The facts are as follows: Before the 2004 referendum and the crucial vote for or against Malta's accession to the EU, the Maltese Prime Minister, now President of the Republic, plus other high-ranking government members publicly declared, and even wrote to every individual hunter and trapper, that spring hunting and trapping of turtle-doves and quails would continue even after Malta's accession. This acknowledgment of a legitimate and age-old practice, as well as the confirmation of its continuance, was known to the European Union, and the EU acquiesced to its validity and fairness. If anybody is being unreasonable now, it is certainly not the Maltese government nor the hunters and trappers, but the EU! If the EU lost its vocal chords in 2004, it has only itself to blame.

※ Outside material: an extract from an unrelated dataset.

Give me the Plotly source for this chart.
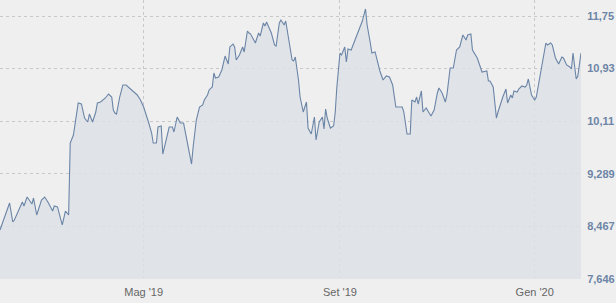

The EU "Birds" Directive itself made it possible for the Maltese government to exercise its right to apply a derogation to allow spring hunting and trapping on the two game species mentioned earlier. The government is committed to apply this derogation. And no amount of ifs and buts, fact-twisting and threats will alter one iota of that statement. It is not a matter of defying the EU because the EU knew all along that the Maltese government has to honour its commitments with the electorate. If the EU had objections, it should have made them before the 2004 vote, not now.
If tourists from the UK, Germany, Belgium, etc. are of Mr Carrington's ilk, then they would be not be very welcome anyway in Malta. "Reasoning" his way, the ones from Britain might even decide to leave the UK for good, since their own British hunters have field days for 365 days of the year, as they can always shoot woodpigeon, rabbits, crows, jays, magpies etc. without a close season. Maltese hunters have as much right to be treated as first-class EU citizens as any others, and they will fight for their right to continue spring-hunting and trapping of game birds.
"The European Press will have a field day" if it were to send someone to check whether it is true that Maltese hunters use birdlime as depicted on the latest poster issued by the Royal Society for the Protection of Birds (RSPB). Then the European press might discover a few other things, such as who is getting rich from the "bird protection" racket.